The Somalian Amaranth in the share this week is from those seeds... it was a gift so precious, I had to share it with you. These greens should be cooked almost any way you cook spinach. It's not great raw. I like it chopped (stems and all) and cooked with some vinegar, salt, mushrooms, onion and garlic. Cook the garlic and onion first, then add the mushrooms and when they are cooked, add the chopped Amaranth leaves, and cook until they are wilted. Salt and pepper to taste.
These leaves are also delicious cooked hard like Collard Greens. Take any Collard Green recipe and substitute the Amaranth.
You could also access the world wide network of information and find some more traditional Somali recipes... there are some super fun ones out there...

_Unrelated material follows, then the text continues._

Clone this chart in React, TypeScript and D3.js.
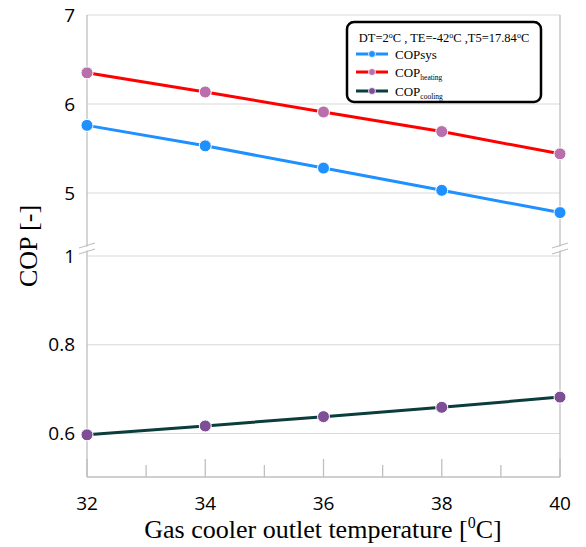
import React from "react";
import * as d3 from "d3";

const temps = [32, 34, 36, 38, 40];
const copSys = [5.76, 5.53, 5.28, 5.03, 4.78];
const copHeating = [6.35, 6.135, 5.91, 5.69, 5.44];
const copCooling = [0.597, 0.617, 0.638, 0.659, 0.682];
const upperTicks = [5, 6, 7];
const lowerTicks = [0.6, 0.8, 1];
const xMajor = [32, 34, 36, 38, 40];
const xMinor = [33, 35, 37, 39];

const W = 586, H = 547;
const L = 87, R = 560, T = 15, B = 477;
const BREAK_Y = 246;

export default function App() {
  const x = d3.scaleLinear().domain([32, 40]).range([L, R]);
  const yU = d3.scaleLinear().domain([5, 7]).range([193, T]);
  const yL = d3.scaleLinear().domain([0.6, 1]).range([433.5, 256]);

  const lineU = d3.line<number>().x((_, i) => x(temps[i])).y((d) => yU(d));
  const lineL = d3.line<number>().x((_, i) => x(temps[i])).y((d) => yL(d));

  const series = [
    { vals: copSys, line: lineU, y: yU, stroke: "#1e90ff", marker: "#1e90ff" },
    { vals: copHeating, line: lineU, y: yU, stroke: "#ff0000", marker: "#b96fab" },
    { vals: copCooling, line: lineL, y: yL, stroke: "#0a3d3b", marker: "#7e4e96" },
  ];

  const grid = "#d9d9d9";
  const axisC = "#bfbfbf";
  const sans = "'Open Sans', 'Liberation Sans', sans-serif";
  const serif = "'Liberation Serif', 'Times New Roman', serif";

  const breakMark = (cx: number) => (
    <g key={"br" + cx}>
      <polygon
        points={`${cx - 8},${BREAK_Y + 3} ${cx + 8},${BREAK_Y - 2} ${cx + 8},${BREAK_Y + 2} ${cx - 8},${BREAK_Y + 7}`}
        fill="#fff"
      />
      <line x1={cx - 8} y1={BREAK_Y + 2} x2={cx + 8} y2={BREAK_Y - 3} stroke={axisC} strokeWidth={1.2} />
      <line x1={cx - 8} y1={BREAK_Y + 8} x2={cx + 8} y2={BREAK_Y + 3} stroke={axisC} strokeWidth={1.2} />
    </g>
  );

  const legendRows = [
    { name: "COPsys", sub: "", stroke: "#1e90ff", marker: "#1e90ff", y: 54 },
    { name: "COP", sub: "heating", stroke: "#ff0000", marker: "#b96fab", y: 72 },
    { name: "COP", sub: "cooling", stroke: "#0a3d3b", marker: "#7e4e96", y: 91 },
  ];

  return (
    <svg width={W} height={H} style={{ position: "absolute", left: 0, top: 0, background: "#fff" }}>
      <rect width={W} height={H} fill="#fff" />
      {/* gridlines */}
      {upperTicks.map((t) => (
        <line key={"gu" + t} x1={L} x2={R} y1={yU(t)} y2={yU(t)} stroke={grid} strokeWidth={1.2} />
      ))}
      {lowerTicks.map((t) => (
        <line key={"gl" + t} x1={L} x2={R} y1={yL(t)} y2={yL(t)} stroke={grid} strokeWidth={1.2} />
      ))}
      {/* axes */}
      <line x1={L} x2={L} y1={T} y2={B} stroke={axisC} strokeWidth={1.3} />
      <line x1={R} x2={R} y1={T} y2={B} stroke={axisC} strokeWidth={1.3} />
      <line x1={L} x2={R} y1={B} y2={B} stroke={axisC} strokeWidth={1.3} />
      {xMajor.map((t) => (
        <line key={"xm" + t} x1={x(t)} x2={x(t)} y1={B} y2={B - 18} stroke={axisC} strokeWidth={1.3} />
      ))}
      {xMinor.map((t) => (
        <line key={"xn" + t} x1={x(t)} x2={x(t)} y1={B} y2={B - 12} stroke={axisC} strokeWidth={1.3} />
      ))}
      {breakMark(L)}
      {breakMark(R)}
      {/* tick labels */}
      {upperTicks.map((t) => (
        <text key={"lu" + t} x={75} y={yU(t)} dy="0.35em" textAnchor="end" fontFamily={sans} fontSize={19} fill="#000">
          {t}
        </text>
      ))}
      {lowerTicks.map((t) => (
        <text key={"ll" + t} x={75} y={yL(t)} dy="0.35em" textAnchor="end" fontFamily={sans} fontSize={19} fill="#000">
          {t}
        </text>
      ))}
      {xMajor.map((t) => (
        <text key={"lx" + t} x={x(t)} y={503} dy="0.35em" textAnchor="middle" fontFamily={sans} fontSize={19} fill="#000">
          {t}
        </text>
      ))}
      {/* axis titles */}
      <text x={323} y={538} textAnchor="middle" fontFamily={serif} fontSize={26} fill="#000">
        Gas cooler outlet temperature [
        <tspan fontSize={16} dy={-10}>0</tspan>
        <tspan dy={10}>C]</tspan>
      </text>
      <text transform="translate(37,246) rotate(-90)" textAnchor="middle" fontFamily={serif} fontSize={26} fill="#000">
        COP [-]
      </text>
      {/* series */}
      {series.map((s, k) => (
        <g key={"s" + k}>
          <path d={s.line(s.vals) || ""} fill="none" stroke={s.stroke} strokeWidth={3} />
          {s.vals.map((v, i) => (
            <circle key={i} cx={x(temps[i])} cy={s.y(v)} r={6} fill={s.marker} stroke="#fff" strokeWidth={1} />
          ))}
        </g>
      ))}
      {/* legend */}
      <rect x={347} y={22} width={194} height={80} rx={7} fill="#fff" stroke="#000" strokeWidth={2.5} />
      <text x={444} y={42} textAnchor="middle" fontFamily={serif} fontSize={12.5} fill="#000">
        DT=2
        <tspan fontSize={8} dy={-4}>o</tspan>
        <tspan dy={4}>C , TE=-42</tspan>
        <tspan fontSize={8} dy={-4}>o</tspan>
        <tspan dy={4}>C ,T5=17.84</tspan>
        <tspan fontSize={8} dy={-4}>o</tspan>
        <tspan dy={4}>C</tspan>
      </text>
      {legendRows.map((r) => (
        <g key={r.name + r.sub}>
          <line x1={356} x2={388} y1={r.y} y2={r.y} stroke={r.stroke} strokeWidth={3} />
          <circle cx={372} cy={r.y} r={3.5} fill={r.marker} stroke="#fff" strokeWidth={0.8} />
          <text x={395} y={r.y + 4.5} fontFamily={serif} fontSize={13} fill="#000">
            {r.name}
            {r.sub ? (
              <tspan fontSize={7.5} dy={3}>{r.sub}</tspan>
            ) : null}
          </text>
        </g>
      ))}
    </svg>
  );
}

But most importantly, I'd like to encourage all of you to take a look at The New Roots website, newrootscooperativefarm.com, and learn a little bit more about these folks. We are fortunate to have them in our communities, they are good neighbors, and they have taught me so much about farming, friendship and the remarkable capacity for love in the world.
I'm a better person, and my life is notably improved, because of The New Roots Cooperative Farmers.
Amaranth in Coconut Milk
1 pound Amaranth Leaves, chopped, stems and all.
2 cups water
¾ cup coconut milk
1 large onion
2 large tomatoes
1 tablespoon vegetable oil
1 teaspoon salt
Bring water and salt to the boil in a large pot. Add washed amaranth leaves and boil for 15 minutes or until tender.
In a separate pan, heat the oil and cook the chopped onion until golden brown. Add the chopped tomatoes and cook until soft. Add the well drained amaranth leaves and stir to combine. Add the coconut milk and continue cooking for about 10 minutes. Adjust seasoning or add lemon juice to taste.
Delicata Squash with Caramelized Seeds
2 delicata squash
2 tablespoons unsalted butter
1 tablespoon packed dark-brown sugar
Coarse salt and freshly ground pepper
1 tablespoon olive oil
1. Halve squash, and scoop out seeds and stringy fibers; reserve seeds. Cut each squash half in half again, and slice into 1 1/2-inch-thick half-moons. Place in a large saucepan, and set aside.
2. In a small saucepan, melt butter over medium heat. Add seeds; cook, stirring, 2 to 3 minutes. Stir in sugar, and cook until seeds are browned and caramelized, 5 to 7 minutes. Transfer to a plate to cool.
3. Season reserved squash with salt and pepper, and drizzle with oil. Add 1 cup water, and bring to a simmer over medium-high heat. Cover, and simmer until squash is fork-tender, 20 to 25 minutes. Drain; transfer to a serving platter. Serve immediately, garnished with seeds.